Sir Clive Woodward's squad drew a blank for the first time since 1983 - when Woodward visited New Zealand as a player - and conceded a record 107 points, scoring just three tries, while conceding 12.
The Lions' overall record against the All Blacks now shows just six victories from 38 starts.
New Zealand confirmed the tourists' demise through touchdowns from skipper Tana Umaga (2), his midfield partner Conrad Smith, wing Rico Gear and lock Ali Williams.
Fly-half newcomer Luke McAlister booted all five conversions and landed a penalty, and the Lions could only respond through a Lewis Moody try and 14 points from goalkicker Stephen Jones.

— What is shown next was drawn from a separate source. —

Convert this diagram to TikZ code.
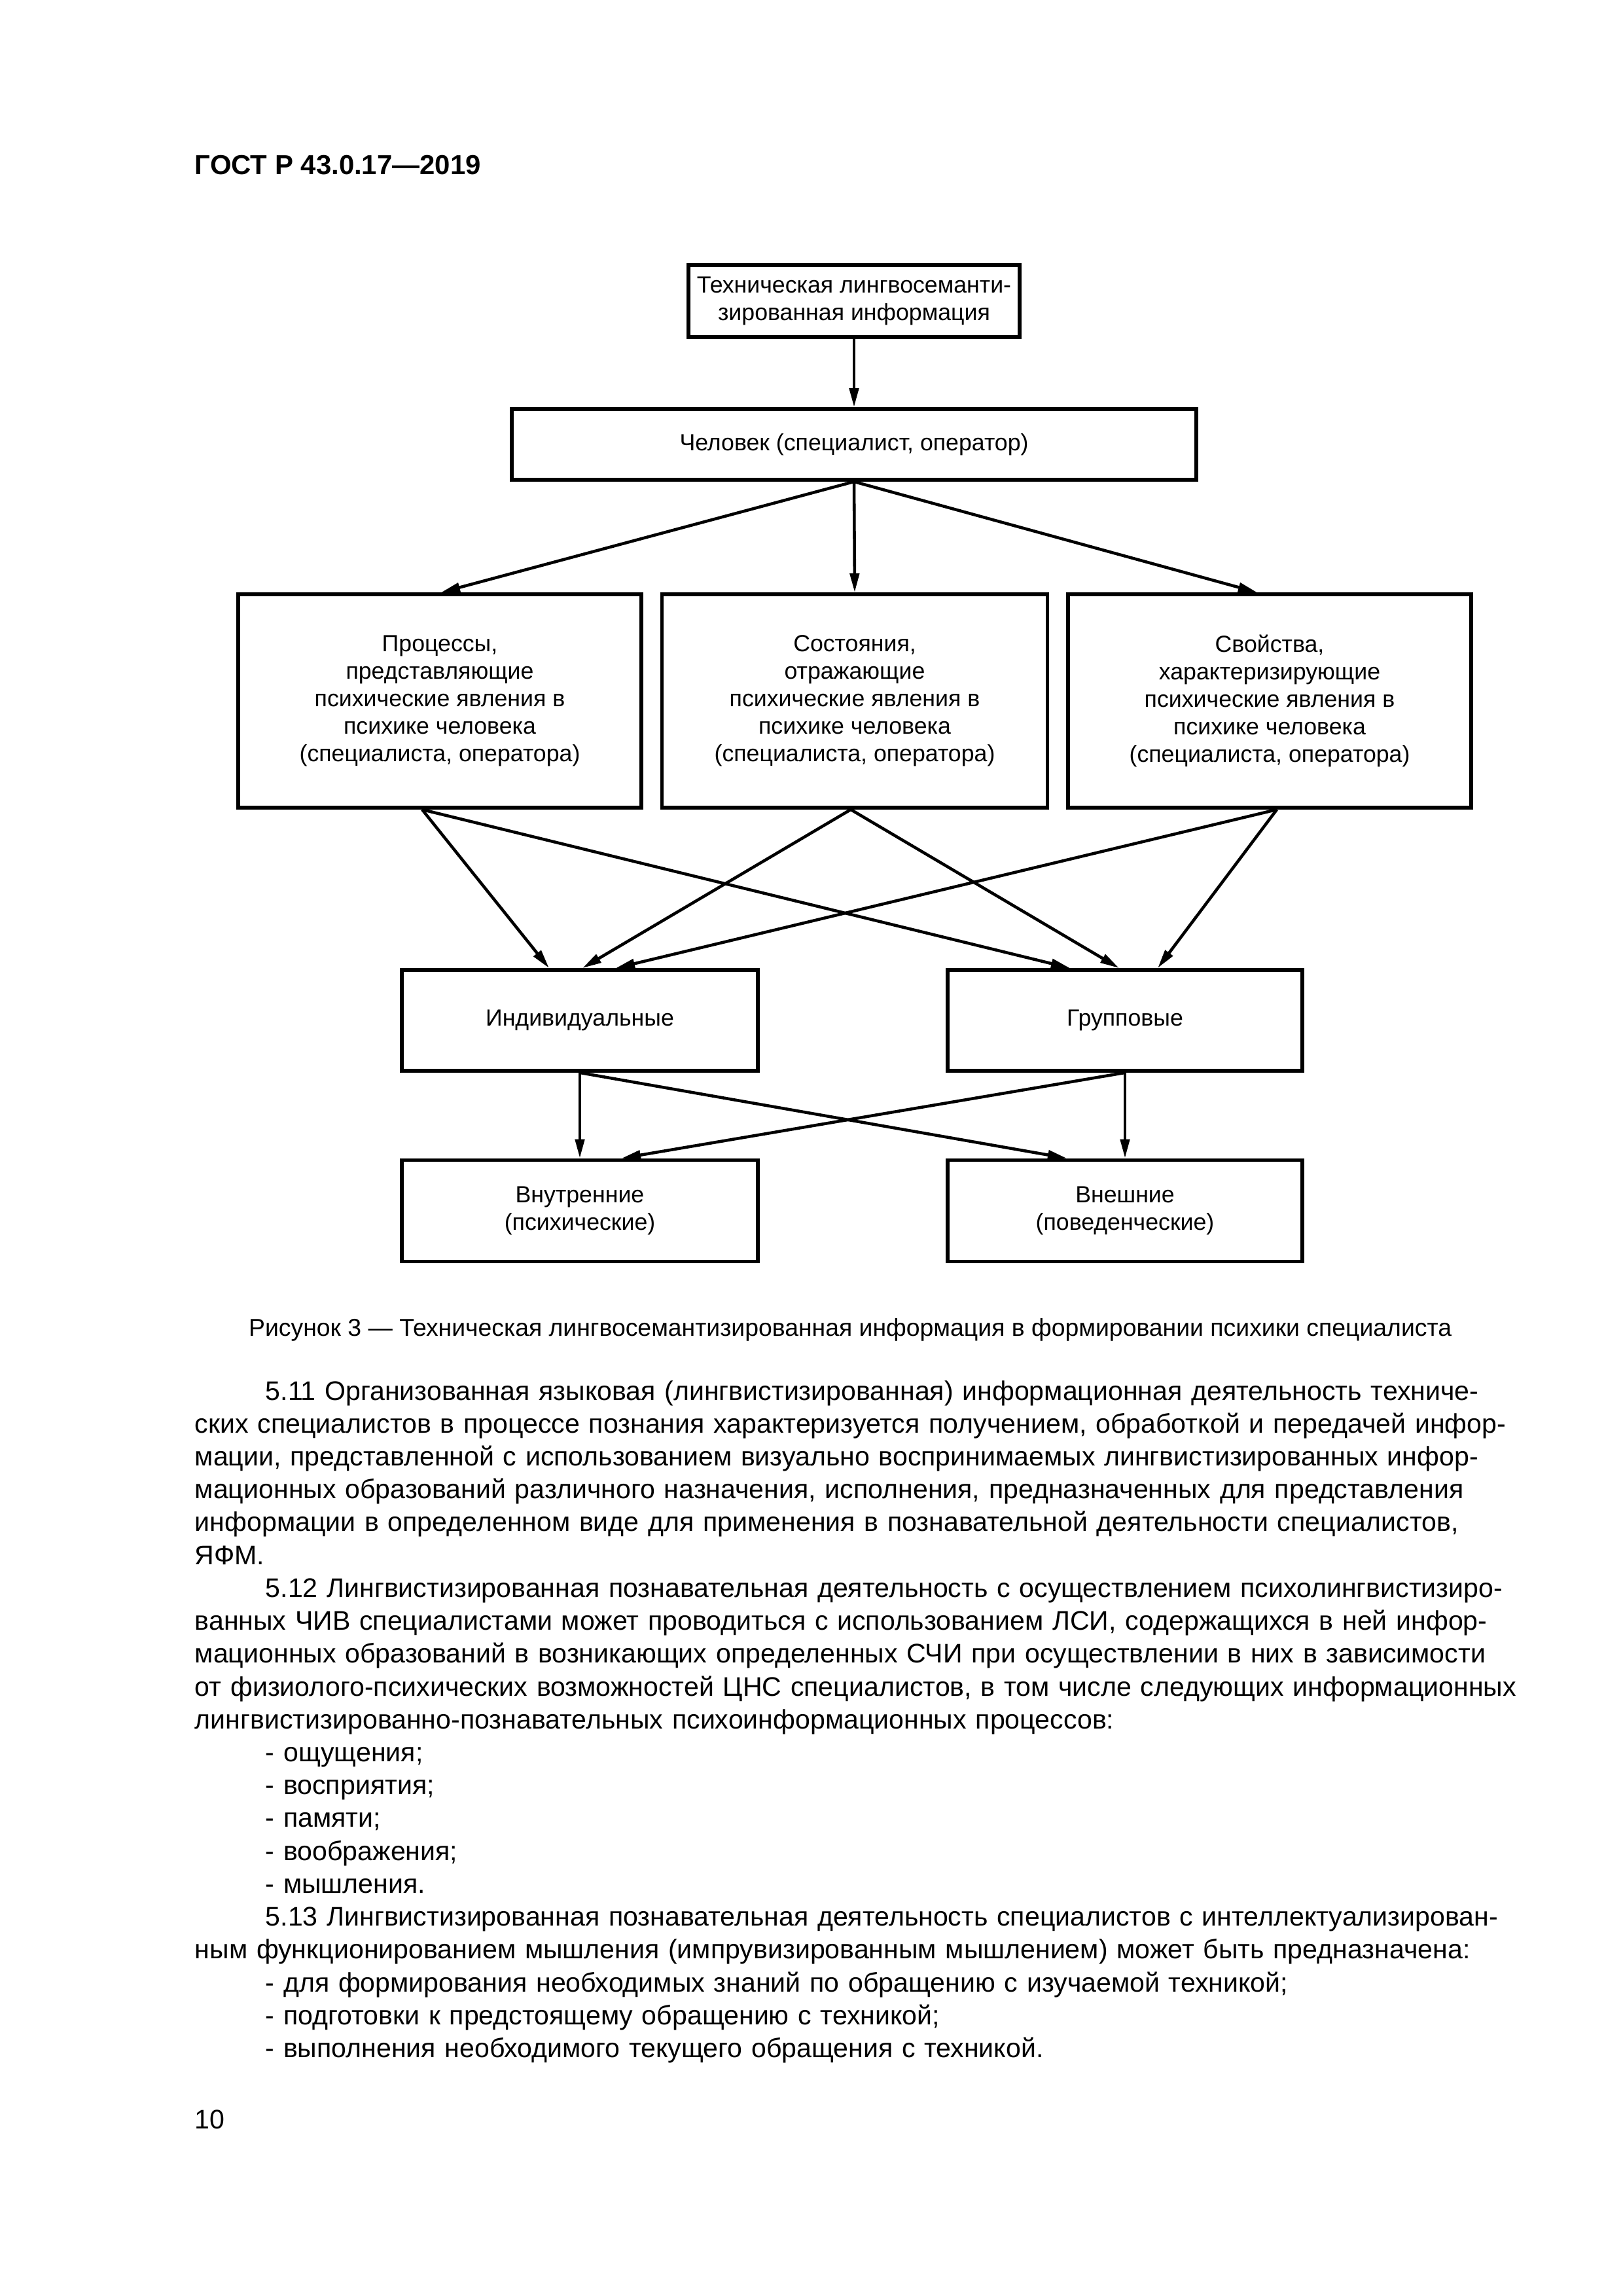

Woodward's adventure ended with another defeat and more misery for 20,000 travelling Lions fans, but England star Lewsey offered a philosophical view of the series.
"We were pretty ashamed of our first-Test performance, and in the second Test we gave it everything but just weren't good enough and got beaten by a better side," he said.
"We tried to take the lessons on board, and we tried to play with ball in hand a bit more, but it takes time to develop. Natural ability will only get you so far, and you have to put your hand up and say they were better than us.
"They are leading the way in terms of the way the game is played at the moment, but you cannot blame anyone for their effort.
"If you are not good enough, then you've just got to say fair enough, learn the lessons and tip your hat to the opposition.
"My biggest disappointment is that this group of players is too talented and too good to go down in history as being a bunch of players that lost a series 3-0, but it has happened and we have got to get on with it," Lewsey added.
"At the moment, you have to say New Zealand are a pretty smooth outfit, but I don't think they are unbeatable by any stretch of the imagination.
"It will be interesting to see how they fare in the Tri-Nations. I am sure Australia won't fear them, and South Africa always do well against the All Blacks, so we will wait and see."